As the Edmonton Oilers get ready to kick off their first-ever Playoff Qualifier game against Chicago on Saturday (1 pm MT), it’s time to start getting angry about hockey again!
Anger in sports is a natural thing, and you can aim it at the refs, the coaching decisions, the universe, or even at that one defenceman you don’t like.
But most often, it’s directed towards your opponent.
Here are five reasons for Oilers fans to absolutely despise the Chicago Blackhawks.
1. They’ve won way too much
Isn’t it obvious? Though this team hasn’t won a playoff series in five years now, Chicago still has three Stanley Cups since 2010, a near impossibility in the modern NHL. What more reason do you need than the fact that the only people rooting for them to win anymore are their own fans?
The abundance of outdoor games this franchise gets or over-emphasis in NHL marketing be darned, the familiar faces of Jonathan Toews, Duncan Keith, and Patrick Kane getting another crack at a championship should be enough to make any NHL fan’s blood boil. They’ve done it enough! There’s no need for Chicago to get another championship, which leads us to our next point:
2. They’re not even supposed to be here right now
Along with Montreal, Chicago fits in the category of teams that were basically completely out of playoff contention when the NHL first hit pause on the season in mid-March. Just think about how ridiculous that sounds when you say it out loud! They were last in the Central Division and still have a shot at the Stanley Cup. A small one, but they were on pace for 84 points, a total about five wins off of making the playoffs in any normal season.

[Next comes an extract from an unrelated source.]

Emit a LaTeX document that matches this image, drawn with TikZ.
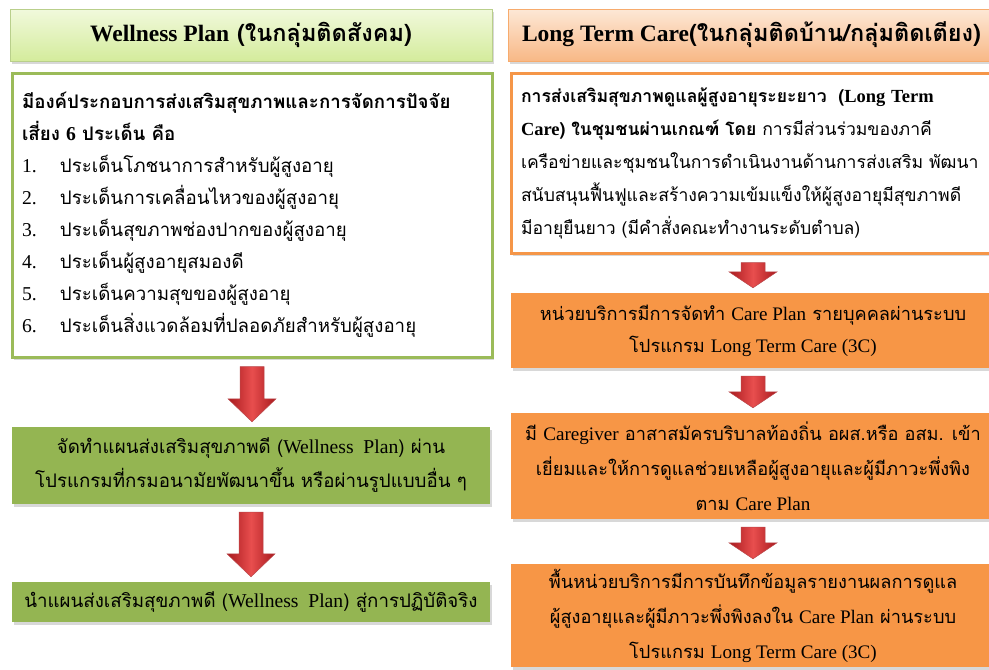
\documentclass[tikz,border=0pt]{standalone}
\usepackage{fontspec}
\setmainfont[Script=Thai]{Loma}
\newfontfamily\latfont[Scale=1.05]{Liberation Serif}
\newfontfamily\hdrlatfont{Liberation Serif}
\usetikzlibrary{calc,shadows}

\definecolor{greenline}{RGB}{155,187,89}
\definecolor{greenfill}{RGB}{148,181,82}
\definecolor{greentop}{RGB}{241,249,220}
\definecolor{greenbot}{RGB}{212,236,156}
\definecolor{orangeline}{RGB}{245,150,72}
\definecolor{orangefill}{RGB}{247,150,70}
\definecolor{orangetop}{RGB}{253,232,214}
\definecolor{orangebot}{RGB}{248,184,134}
\definecolor{arrowred}{RGB}{232,78,78}
\definecolor{arrowdark}{RGB}{168,26,30}

\newcommand{\lat}[1]{{\latfont #1}}
\newcommand{\hlat}[1]{{\hdrlatfont #1}}
\newcommand{\itemno}[1]{\makebox[38pt][l]{\lat{#1}}}
% block arrow from one box down to the next
\newcommand{\blockarrow}[3]{%
  \shadedraw[redarrow] let \p1=($(#1.south)+(0,8)$), \p2=($(#2.north)+(0,-5)$) in
    (\x1-12pt,\y1) -- (\x1+12pt,\y1) -- (\x1+12pt,\y2+#3) -- (\x1+24pt,\y2+#3)
    -- (\x1,\y2) -- (\x1-24pt,\y2+#3) -- (\x1-12pt,\y2+#3) -- cycle;}

\tikzset{
  box/.style={rectangle, inner sep=0pt, align=center,
    drop shadow={shadow xshift=1.5pt, shadow yshift=-2.5pt, opacity=.3}},
  hdrgreen/.style={box, top color=greentop, bottom color=greenbot,
    draw=greenline!70, line width=.6pt, font=\fontsize{23.5}{27}\selectfont\bfseries},
  hdrorange/.style={box, top color=orangetop, bottom color=orangebot,
    draw=orangeline!80, line width=.6pt, font=\fontsize{23.5}{27}\selectfont\bfseries},
  listgreen/.style={box, fill=white, draw=greenline, line width=3pt, align=left},
  listorange/.style={box, fill=white, draw=orangeline, line width=3pt, align=left},
  stepgreen/.style={box, fill=greenfill},
  steporange/.style={box, fill=orangefill},
  redarrow/.style={left color=arrowdark, right color=arrowdark, middle color=arrowred,
    draw=arrowdark!80, line width=.5pt}
}

\begin{document}
\begin{tikzpicture}[x=1pt,y=-1pt]
\useasboundingbox (0,0) rectangle (989,670);
\clip (0,0) rectangle (989,670);
\fill[white] (0,0) rectangle (989,670);

% Wellness Plan column
\node[hdrgreen, minimum width=482pt, minimum height=52pt] (hdrW) at (251,35)
  {\hlat{Wellness Plan} (ในกลุ่มติดสังคม)};
\node[listgreen, minimum width=480pt, minimum height=284pt, text width=460pt,
  font=\fontsize{18.7}{32}\selectfont] (listW) at (252,215)
  {\textbf{มีองค์ประกอบการส่งเสริมสุขภาพและการจัดการปัจจัย}\\
   \textbf{เสี่ยง \lat{6} ประเด็น คือ}\\
   \itemno{1.}ประเด็นโภชนาการสำหรับผู้สูงอายุ\\
   \itemno{2.}ประเด็นการเคลื่อนไหวของผู้สูงอายุ\\
   \itemno{3.}ประเด็นสุขภาพช่องปากของผู้สูงอายุ\\
   \itemno{4.}ประเด็นผู้สูงอายุสมองดี\\
   \itemno{5.}ประเด็นความสุขของผู้สูงอายุ\\
   \itemno{6.}ประเด็นสิ่งแวดล้อมที่ปลอดภัยสำหรับผู้สูงอายุ};
\node[stepgreen, minimum width=478pt, minimum height=77pt,
  font=\fontsize{18.7}{34}\selectfont] (planW) at (251,465.5)
  {จัดทำแผนส่งเสริมสุขภาพดี (\lat{Wellness\ \ Plan}) ผ่าน\\
   โปรแกรมที่กรมอนามัยพัฒนาขึ้น หรือผ่านรูปแบบอื่น ๆ};
\node[stepgreen, minimum width=478pt, minimum height=40pt,
  font=\fontsize{18.7}{34}\selectfont] (actW) at (251,602)
  {นำแผนส่งเสริมสุขภาพดี (\lat{Wellness\ \ Plan}) สู่การปฏิบัติจริง};

% Long Term Care column
\node[hdrorange, minimum width=487pt, minimum height=52pt] (hdrL) at (751.5,35)
  {\hlat{Long Term Care}(ในกลุ่มติดบ้าน/กลุ่มติดเตียง)};
\node[listorange, minimum width=484pt, minimum height=180pt, text width=464pt,
  font=\fontsize{17.6}{33}\selectfont] (ltcL) at (753,163)
  {\textbf{การส่งเสริมสุขภาพดูแลผู้สูงอายุระยะยาว\ \ (\lat{Long Term}}\\
   \textbf{\lat{Care}) ในชุมชนผ่านเกณฑ์ โดย} การมีส่วนร่วมของภาคี\\
   \mbox{เครือข่ายและชุมชนในการดำเนินงานด้านการส่งเสริม พัฒนา}\\
   \mbox{สนับสนุนฟื้นฟูและสร้างความเข้มแข็งให้ผู้สูงอายุมีสุขภาพดี}\\
   มีอายุยืนยาว (มีคำสั่งคณะทำงานระดับตำบล)};
\node[steporange, minimum width=484pt, minimum height=75pt,
  font=\fontsize{18.2}{32}\selectfont] (planL) at (753,330.5)
  {หน่วยบริการมีการจัดทำ \lat{Care Plan} รายบุคคลผ่านระบบ\\
   โปรแกรม \lat{Long Term Care (3C)}};
\node[steporange, minimum width=484pt, minimum height=106pt,
  font=\fontsize{18.2}{35}\selectfont] (giverL) at (753,466)
  {มี \lat{Caregiver} อาสาสมัครบริบาลท้องถิ่น อผส.หรือ อสม. เข้า\\
   เยี่ยมและให้การดูแลช่วยเหลือผู้สูงอายุและผู้มีภาวะพึ่งพิง\\
   ตาม \lat{Care Plan}};
\node[steporange, minimum width=484pt, minimum height=103pt,
  font=\fontsize{18.2}{35}\selectfont] (recL) at (753,615.5)
  {พื้นหน่วยบริการมีการบันทึกข้อมูลรายงานผลการดูแล\\
   ผู้สูงอายุและผู้มีภาวะพึ่งพิงลงใน \lat{Care Plan} ผ่านระบบ\\
   โปรแกรม \lat{Long Term Care (3C)}};

% arrows
\blockarrow{listW}{planW}{23pt}
\blockarrow{planW}{actW}{23pt}
\blockarrow{ltcL}{planL}{16pt}
\blockarrow{planL}{giverL}{16pt}
\blockarrow{giverL}{recL}{16pt}
\end{tikzpicture}
\end{document}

A team like Edmonton has as much reason as anybody that they’re forced to play an undeserving opponent in a 5-game series just to make the standard 16-team bracket.
A 5 seed against a 12 seed? This isn’t March Madness!
3. They gave the Oilers Brandon Manning
It’s safe to say the Brandon Manning for Drake Caggiula trade in December 2018 was an utter disaster, and one of the final straws in Peter Chiarelli’s reign as Oilers GM.
Manning (who, coincidentally, once broke Connor McDavid’s collarbone while playing for Philadelphia) managed just two points as an Oiler, and it seems unlikely he’ll ever play a game again for Edmonton, as he hasn’t played a game at the NHL level since November of last year. Of the Oilers’ 11 defencemen who played this season, he finished 10th in 5v5 Corsi For %, an indictator he’s losing a step at the highest level.
And though he’s not setting the league on fire, the winger Caggiula is still a solid contributor with nine goals in 40 games this season, mostly on Chicago’s third line.
Manning’s suspension for use of a discrimanatory slur while down in the AHL with the Bakersfield Condors further solidfied what a disatrous acquistion he has been for the Oilers organization, while Chicago was able to get rid of his $2.25 million cap hit unscathed.
4. Remember 1992?
While the Oilers teams of the 1980s are remembered as being among the league’s all-time best, the early 90s weren’t all that bad in Edmonton either. A Stanley Cup win in 1990 was followed up by two consecutive berths in the Clarence Campbell Conference Final.
But after being sent home in five games against Minnesota in 1991, Chicago would send Edmonton packing in four straight, including a 5-1 Hawks win at Northlands Coliseum to clinch the series.
Though the teams had met in three previous playoff series prior to this one, it’s the only time Chicago came out on top. For some older fans, this one might bring up some bad memories of the start of a franchise decline, as 1992 would be the furthest the Oilers would advance in the postseason for the next 14 years.
5. They’ve had the Oilers number of late
Even though just about every coach and player would tell you that previous results mean nothing, it does sting a little bit as a fan when your team loses to a team you probably should’ve beaten.
Though by just about every objective measure the Oilers have a stronger team than Chicago, that wasn’t the case so far in the 2019-20 season.
In three games between these two teams, Edmonton has fallen to a pair of defeats: 3-1 and 4-3, both times in Chicago (the Oilers did pick up a 5-3 win at home back in February). Nobody knew it at the time, but the 4-3 loss was actually Edmonton’s final road game of the season.
And while it might be out of the heads of much of the Oilers’ roster, there was an embarrassing collapse back in February 2019 during a particularly rough period for Edmonton. With the Oilers up 2-1 on home ice heading into the final period, Chicago scored five goals in the period’s first 12 minutes to turn a close matchup into a disgraceful 6-2 loss.